Dos vestidos distintos
Falete muestra con todo el poderío de su voz su lado más grotesco y su arte

Omitamos el asunto de los oropeles. Dejemos al margen esa túnica blanca con incrustaciones, las uñas nacaradas, los pendientes de genuina folclórica. Aceptemos con naturalidad las ambigüedades perfectamente legítimas, aunque la explotación pública de novios, rupturas, secuestros y demás truculencias no lo sea tanto.
“Yo podía presentarme al programa ese de La Voz”, se guaseó anoche Falete en La Latina, y no le faltaba razón. Arrasaría. Ese teatro es un espacio nada desdeñable, pero al artista sevillano le sobraba a menudo el micrófono para hacerse oír. Es indiscutible dueño de una voz poderosísima, abrumadora. También le sobraban algunas otras cosas. Ciertos tics. Y, en honor a la verdad, unos cuantos decibelios.
Con la platea casi llena y el público entregado de antemano (“¡Monstruo!”, “¡No se puede tener más poderío!”, “¡Su Majestad!”), Falete dividió su actuación en dos partes. La primera, la del vestido blanco, se centró en su reciente disco (Sin censura) y no eludió un solo tópico sobre pasiones desaforadas y quebrantos inapelables. Malo es el desamor; peor aún, recibir un guasap que anuncie: “Te amaré como jamás nadie te amó, seré tu sombra y tu luz”. Los cinco músicos, incluido el batería, no levantaban la vista de las partituras, y los pasajes de teclado remitían a las galas en Torrelodones. Era el reino de la desmesura: las dedicatorias a la madre, los palmetazos en el suelo, el aporreo del piano.

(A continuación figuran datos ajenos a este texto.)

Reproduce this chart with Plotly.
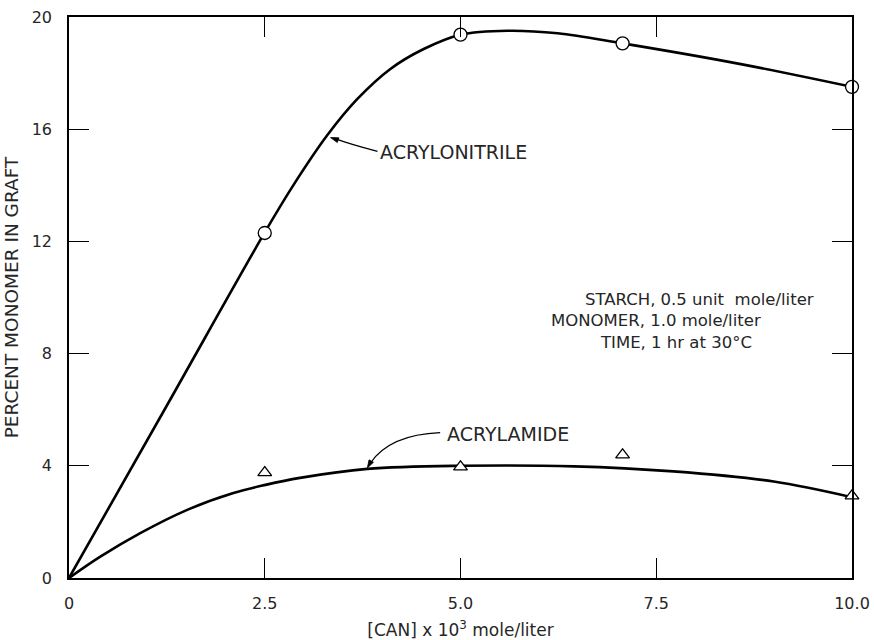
import plotly.graph_objects as go

# Measured graft content, percent monomer in graft
can_conc = [2.5, 5.0, 7.07, 10.0]
acrylonitrile_pts = [12.3, 19.37, 19.06, 17.51]
acrylamide_pts = [3.76, 3.96, 4.39, 2.93]

# Hand-drawn smooth fit curves
an_curve_x = [0, 1.25, 2.5, 2.86, 3.30, 3.68, 4.10, 4.53, 5.0, 5.6, 6.24, 7.07, 8.58, 10.0]
an_curve_y = [0, 6.15, 12.32, 13.98, 15.79, 17.07, 18.14, 18.86, 19.37, 19.51, 19.42, 19.06, 18.32, 17.51]
am_curve_x = [0, 0.40, 0.91, 1.51, 2.10, 2.51, 2.95, 3.81, 5.0, 6.45, 7.72, 9.0, 10.0]
am_curve_y = [0, 0.76, 1.60, 2.43, 3.03, 3.32, 3.57, 3.89, 4.0, 3.98, 3.80, 3.44, 2.88]

x_ticks = [0, 2.5, 5.0, 7.5, 10.0]
x_tick_text = ["0", "2.5", "5.0", "7.5", "10.0"]
y_ticks = [0, 4, 8, 12, 16, 20]
y_tick_text = ["0", "4", "8", "12", "16", "20"]

FONT = "DejaVu Sans"
INK = "#262626"

fig = go.Figure()

fig.add_trace(go.Scatter(x=an_curve_x, y=an_curve_y, mode="lines",
                         line=dict(color="black", width=2.6, shape="spline", smoothing=1.0),
                         showlegend=False, hoverinfo="skip"))
fig.add_trace(go.Scatter(x=am_curve_x, y=am_curve_y, mode="lines",
                         line=dict(color="black", width=2.6, shape="spline", smoothing=1.0),
                         showlegend=False, hoverinfo="skip"))
fig.add_trace(go.Scatter(x=can_conc, y=acrylonitrile_pts, mode="markers", name="Acrylonitrile",
                         marker=dict(symbol="circle", size=13, color="white",
                                     line=dict(color="black", width=1.3)),
                         showlegend=False, cliponaxis=False))
fig.add_trace(go.Scatter(x=can_conc, y=acrylamide_pts, mode="markers", name="Acrylamide",
                         marker=dict(symbol="triangle-up", size=12, color="white",
                                     line=dict(color="black", width=1.3)),
                         showlegend=False, cliponaxis=False))

# Curved leader lines from the labels to the curves, each ending in a small arrowhead
leader = dict(color="black", width=1.2)
fig.add_shape(type="path", xref="x", yref="y",
              path="M 3.94,15.21 Q 3.59,15.46 3.38,15.68", line=leader)
fig.add_shape(type="path", xref="x", yref="y",
              path="M 3.34,15.70 L 3.447,15.694 L 3.427,15.525 Z",
              line=dict(color="black", width=0.8), fillcolor="black")
fig.add_shape(type="path", xref="x", yref="y",
              path="M 4.74,5.18 Q 4.10,5.11 3.85,4.10", line=leader)
fig.add_shape(type="path", xref="x", yref="y",
              path="M 3.81,3.92 L 3.888,4.126 L 3.832,4.213 Z",
              line=dict(color="black", width=0.8), fillcolor="black")

label_font = dict(family=FONT, size=19, color=INK)
cond_font = dict(family=FONT, size=16.5, color=INK)

annotations = [
    dict(x=3.95, y=15.18, xref="x", yref="y", text="ACRYLONITRILE", showarrow=False,
         xanchor="left", yanchor="middle", font=label_font),
    dict(x=4.80, y=5.12, xref="x", yref="y", text="ACRYLAMIDE", showarrow=False,
         xanchor="left", yanchor="middle", font=label_font),
    # experimental conditions
    dict(x=(582 - 69) / 78.2, y=9.93, xref="x", yref="y", text="STARCH, 0.5 unit  mole/liter",
         showarrow=False, xanchor="left", yanchor="middle", font=cond_font),
    dict(x=(548 - 69) / 78.2, y=9.18, xref="x", yref="y", text="MONOMER, 1.0 mole/liter",
         showarrow=False, xanchor="left", yanchor="middle", font=cond_font),
    dict(x=(597 - 69) / 78.2, y=8.39, xref="x", yref="y", text="TIME, 1 hr at 30°C",
         showarrow=False, xanchor="left", yanchor="middle", font=cond_font),
]

axis_common = dict(
    showline=True, linecolor="black", linewidth=1.6, mirror="ticks",
    ticks="inside", ticklen=20, tickwidth=1.1, tickcolor="black",
    showgrid=False, zeroline=False, automargin=False,
    tickfont=dict(family=FONT, size=16, color=INK),
)

fig.update_layout(
    width=874, height=640,
    margin=dict(l=69, r=22, t=17, b=62),
    paper_bgcolor="white", plot_bgcolor="white",
    annotations=annotations,
    xaxis=dict(range=[0, 10], tickvals=x_ticks, ticktext=x_tick_text,
               ticklabelstandoff=10,
               title=dict(text="[CAN] x 10<sup>3</sup> mole/liter", standoff=12,
                          font=dict(family=FONT, size=17, color=INK)),
               **axis_common),
    yaxis=dict(range=[0, 20], tickvals=y_ticks, ticktext=y_tick_text,
               ticklabelstandoff=12,
               title=dict(text="PERCENT MONOMER IN GRAFT", standoff=8,
                          font=dict(family=FONT, size=18.5, color=INK)),
               **axis_common),
)

fig.write_html("out.html")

Todo mejora sustancialmente en la segunda mitad, la del vestido negro y azul con grandes flecos. La batería se transmuta en cajón y entran dos palmeros; uno, el jovencísimo José Ramón Ramos, de voz bien hermosa. El guitarrista deja de sufrir y se arranca por bulerías. Y Falete se muestra libre, diferente y orgulloso (“hay que llamarse Falete o llamarse Lola Flores”), pero también genuino, centrado, alguna vez brillante. Menos arrollador; mucho más emotivo.